O país vai se acomodando, vivendo de ilusões. Antes da Copa do Mundo todos sabíamos que o governo brasileiro havia feito justamente o oposto do que prometera. Gasto dinheiro público onde não deveria e não realizado o tal do legado da Copa. Os poucos críticos disso eram chamados de pessimistas, ideólogos do medo. Quando a bola rolou em campo as críticas cessaram, quando o Brasil começou a jogar e a vencer, esses críticos passaram a ser tratados pelos que tinham no evento mais uma arma eleitoral, como inimigos da pátria. A grande imprensa que o governo e seus aliados tanto critica é a maior aliada deste modelo de administração de pão e circo. No mês da copa, quem via os noticiários imaginava está num mundo de sonhos. Na Pasárgada da qual bem nos falou Bandeira, todos amigos do rei, sem violência, sem inflação, até as prostitutas bonitas e os alcalóides tinham à vontade.

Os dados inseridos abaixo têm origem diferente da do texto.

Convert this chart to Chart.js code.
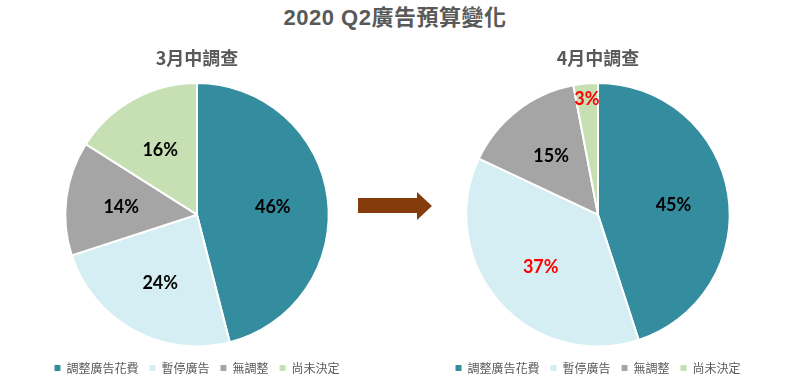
<!DOCTYPE html>
<html><head><meta charset="utf-8">
<script src="https://cdn.jsdelivr.net/npm/chart.js@4/dist/chart.umd.min.js"></script>
<style>
html,body{margin:0;padding:0;width:800px;height:382px;overflow:hidden;background:#fff;}
#title{position:absolute;left:0;top:4px;width:790px;text-align:center;font-weight:bold;font-size:22px;font-family:"Liberation Sans", "Noto Sans CJK TC", sans-serif;color:#595959;line-height:28px;letter-spacing:0.5px;}
.box{position:absolute;top:0;width:400px;height:384px;}
#arrow{position:absolute;left:358px;top:191px;}
</style></head>
<body>
<div id="title">2020 Q2廣告預算變化</div>
<div class="box" style="left:0"><canvas id="c1" width="400" height="384"></canvas></div>
<div class="box" style="left:400px"><canvas id="c2" width="400" height="384"></canvas></div>
<svg id="arrow" width="76" height="30"><polygon points="0,7 59,7 59,1 74,15 59,29 59,22 0,22" fill="#843C0C"/></svg>
<script>
const categories = ['調整廣告花費', '暫停廣告', '無調整', '尚未決定'];
const marchValues = [46, 24, 14, 16];
const aprilValues = [45, 37, 15, 3];
const chartTitles = ['3月中調查', '4月中調查'];
const sliceColors = ['#348C9F', '#D4EEF3', '#A5A5A5', '#C6E0B4'];
const marchLabelColors = ['#000', '#000', '#000', '#000'];
const aprilLabelColors = ['#000', '#FF0000', '#000', '#FF0000'];

const pctLabels = {
  id: 'pctLabels',
  afterDatasetsDraw(chart, args, opts) {
    const ctx = chart.ctx;
    const meta = chart.getDatasetMeta(0);
    const ds = chart.data.datasets[0];
    const total = ds.data.reduce((a, b) => a + b, 0);
    ctx.save();
    ctx.font = 'bold 18px Lato, "Noto Sans", sans-serif';
    ctx.textAlign = 'center';
    ctx.textBaseline = 'middle';
    meta.data.forEach((arc, i) => {
      const p = arc.getProps(['x', 'y', 'startAngle', 'endAngle', 'outerRadius'], true);
      const mid = (p.startAngle + p.endAngle) / 2;
      const share = ds.data[i] / total;
      const f = share < 0.05 ? 0.9 : 0.58;
      ctx.fillStyle = opts.colors[i];
      ctx.fillText(ds.data[i] + '%', p.x + Math.cos(mid) * p.outerRadius * f, p.y + 2 + Math.sin(mid) * p.outerRadius * f);
    });
    ctx.restore();
  }
};

function makePie(id, values, title, labelColors, padRight) {
  return new Chart(document.getElementById(id), {
    type: 'pie',
    data: {
      labels: categories,
      datasets: [{ data: values, backgroundColor: sliceColors, borderColor: '#ffffff', borderWidth: 2 }]
    },
    plugins: [pctLabels],
    options: {
      responsive: false,
      animation: false,
      devicePixelRatio: 1,
      layout: { padding: { left: 0, right: padRight, top: 0, bottom: 0 } },
      plugins: {
        tooltip: { enabled: false },
        pctLabels: { colors: labelColors },
        title: {
          display: true,
          text: title,
          color: '#595959',
          font: { family: '"Noto Sans CJK TC", sans-serif', size: 18, weight: 'bold' },
          padding: { top: 47, bottom: 13.4 }
        },
        legend: {
          position: 'bottom',
          title: { display: true, text: ' ', font: { size: 3 }, padding: 0 },
          labels: {
            boxWidth: 6,
            boxHeight: 6,
            padding: 11,
            color: '#595959',
            font: { family: '"Noto Sans CJK TC", sans-serif', size: 12 },
            generateLabels(chart) {
              const items = Chart.overrides.pie.plugins.legend.labels.generateLabels(chart);
              items.forEach(it => { it.lineWidth = 0; it.strokeStyle = it.fillStyle; it.fontColor = '#595959'; });
              return items;
            }
          }
        }
      }
    }
  });
}

makePie('c1', marchValues, chartTitles[0], marchLabelColors, 6);
makePie('c2', aprilValues, chartTitles[1], aprilLabelColors, 4);
</script>
</body></html>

Essa mesma ilusão tão pressente nestes dias de festa, é mesma que, ainda com menor intensidade, vemos todos os dias. O país afunda, mais os feriados, pontos facultativos, estão aí quase todos os dias para fazer o povo esquecer dos problemas, as grandes cervejarias pagam fábulas para anunciar seus produtos como símbolo de estilo de vida, nas quartas já começam os finais de semana, com o futebol comemorado até as madrugada, na quinta, ainda com a ressaca, já se festeja que estamos chegando a sexta onde só se trabalha meio dia, já se emendando com o final de semana, até a madrugada do dia mais odiado, a segunda.

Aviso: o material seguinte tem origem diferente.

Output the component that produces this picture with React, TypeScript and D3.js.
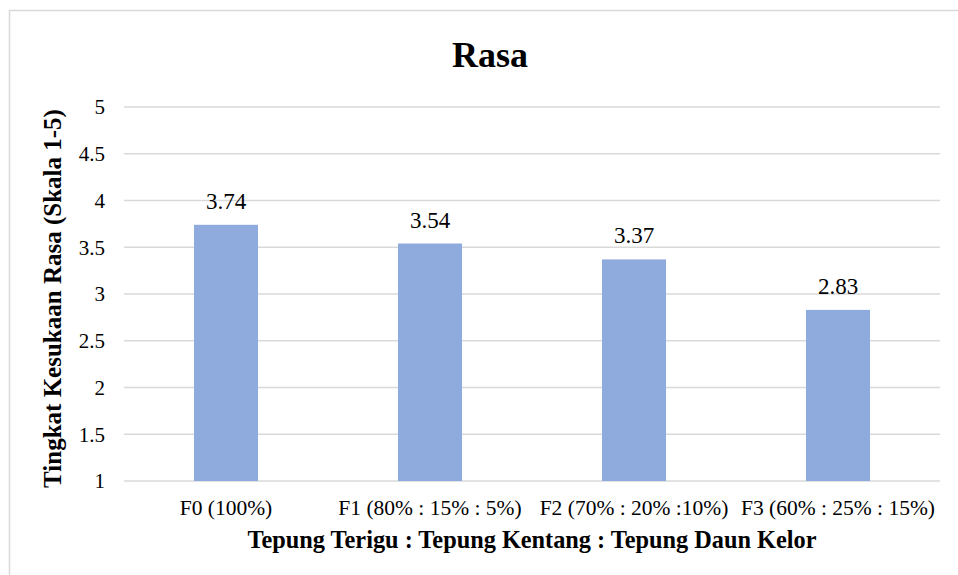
import React from "react";
import * as d3 from "d3";

const categories = ["F0 (100%)", "F1 (80% : 15% : 5%)", "F2 (70% : 20% :10%)", "F3 (60% : 25% : 15%)"];
const values = [3.74, 3.54, 3.37, 2.83];
const yTicks = [1, 1.5, 2, 2.5, 3, 3.5, 4, 4.5, 5];
const title = "Rasa";
const xTitle = "Tepung Terigu : Tepung Kentang : Tepung Daun Kelor";
const yTitle = "Tingkat Kesukaan Rasa (Skala 1-5)";

const W = 958;
const H = 575;
const FONT = "'Liberation Serif', 'Times New Roman', serif";

export default function App() {
  const x = d3.scaleBand<string>().domain(categories).range([124, 940]).paddingInner(0.686).paddingOuter(0.343);
  const y = d3.scaleLinear().domain([1, 5]).range([481, 107]);
  const fmt = d3.format("");
  return (
    <svg width={W} height={H} style={{ position: "absolute", left: 0, top: 0, display: "block" }} fontFamily={FONT}>
      <rect x={0} y={0} width={W} height={H} fill="#fff" />
      <rect x={9.5} y={10.5} width={W + 20} height={H + 20} fill="none" stroke="#d9d9d9" strokeWidth={1.5} />
      <text x={490} y={67} textAnchor="middle" fontSize={36} fontWeight="bold" fill="#000">{title}</text>
      {yTicks.map((t) => (
        <g key={t}>
          <line x1={124} x2={940} y1={y(t)} y2={y(t)} stroke="#d9d9d9" strokeWidth={1.5} />
          <text x={105} y={y(t)} dy="0.35em" textAnchor="end" fontSize={21} fill="#000">{fmt(t)}</text>
        </g>
      ))}
      {categories.map((c, i) => (
        <g key={c}>
          <rect x={x(c)} y={y(values[i])} width={x.bandwidth()} height={y(1) - y(values[i])} fill="#8faadc" />
          <text x={(x(c) ?? 0) + x.bandwidth() / 2} y={y(values[i]) - 16} textAnchor="middle" fontSize={23} fill="#000">{values[i].toFixed(2)}</text>
          <text x={(x(c) ?? 0) + x.bandwidth() / 2} y={515} textAnchor="middle" fontSize={21.5} fill="#000">{c}</text>
        </g>
      ))}
      <text x={532} y={548} textAnchor="middle" fontSize={24.3} fontWeight="bold" fill="#000">{xTitle}</text>
      <text transform={`translate(61,${(107 + 490) / 2}) rotate(-90)`} textAnchor="middle" fontSize={25} fontWeight="bold" fill="#000">{yTitle}</text>
    </svg>
  );
}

O brasileiro vive nesta anestesia permanente custeada pela pequena parcela da população que trabalha. Já pagamos quase 800 bilhões em impostos de janeiro para cá, grande parte destes recursos para manter uma máquina pública que não funciona. Uma saúde pública e uma educação que nada mais são que piadas aos olhos do mundo, que não educa e mata as pessoas nas portas dos hospitais, de norte a sul do país.
A Copa acaba, perdemos feio, precisamos acordar para a realidade: Se dentro de campo os números são humilhantes, fora dele a realidade é ainda mais dramática.